呼吸のテンポは、齋藤孝氏が『呼吸入門』で提唱しているように「3秒吸って、2秒止めて、15秒吐く」という方法に賛同しているが……。

 

「あくまでも日々の生活でのものなので、厳密なものではなくゆっくり吐くことを意識するだけで十分です」

 

これらの呼吸法に加えて、滑舌よく話すことも意識したほうがいいという。

 

「定年退職をした男性が一気に老け込むのは、声を出す機会が少なくなり、口輪筋(口のまわりの筋肉)が衰えることが一因だと考えています。
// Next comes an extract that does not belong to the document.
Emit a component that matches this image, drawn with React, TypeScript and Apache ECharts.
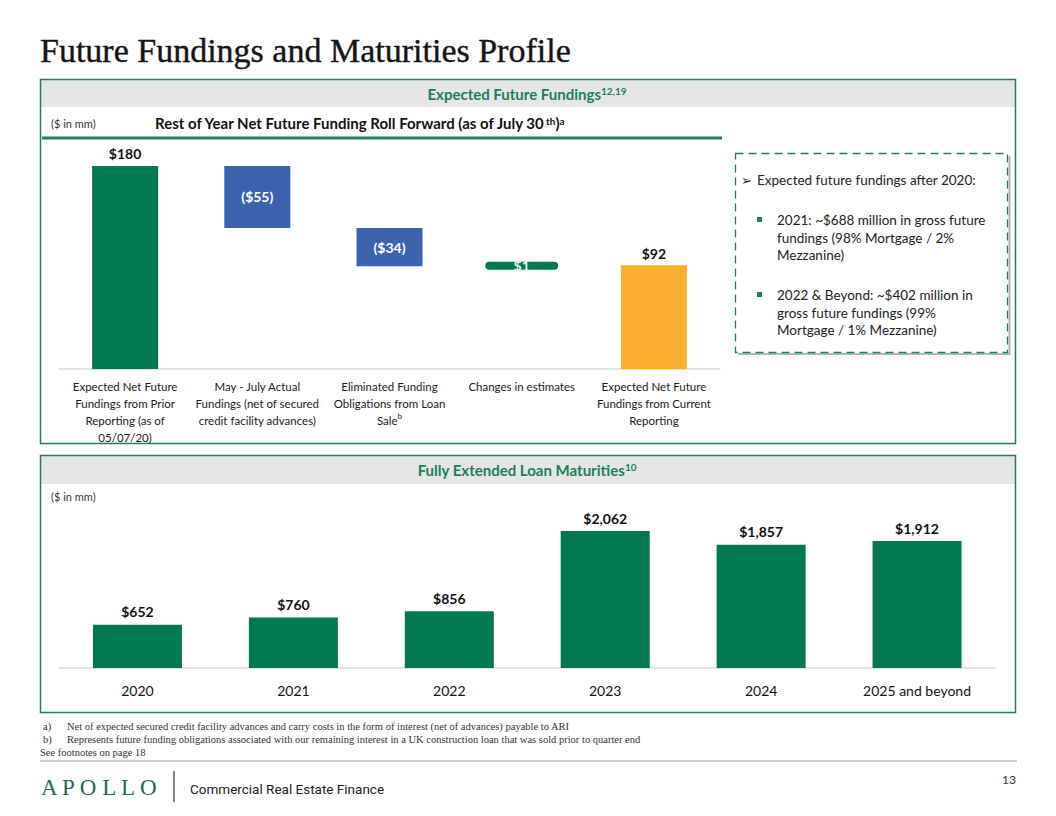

つまり、滑舌よく話して口輪筋を鍛えれば、アンチエイジング効果があるんです」

 

このように若々しい声を出すことを意識すれば、「10歳若返ることも可能」だと語る竹内さん。最後に自分の声に自信を持てる音読法を教えてくれた。まず練習したいのは600語ほどの新聞のコラム(朝日新聞の「天声人語」など)を2分で音読し、録音すること。

 

「時間に気を取られて平坦な音読になると、録音された音声を聞き返しても内容が頭に入ってきません。内容をしっかり伝えられるようにするためには、間を作ったり、抑揚を付ける工夫が必要。仕事の面接の前などにやってみたら効果抜群でしょう。上手な話し方ができれば、自分の声が大好きになり、より相手に伝えやすい話し方もできるようになります」

 

「声」の出し方を意識すればコミュニケーション力が高まり、見た目の美しさも手に入れられる。仕事や日常の生活にも、役に立ちそうだ。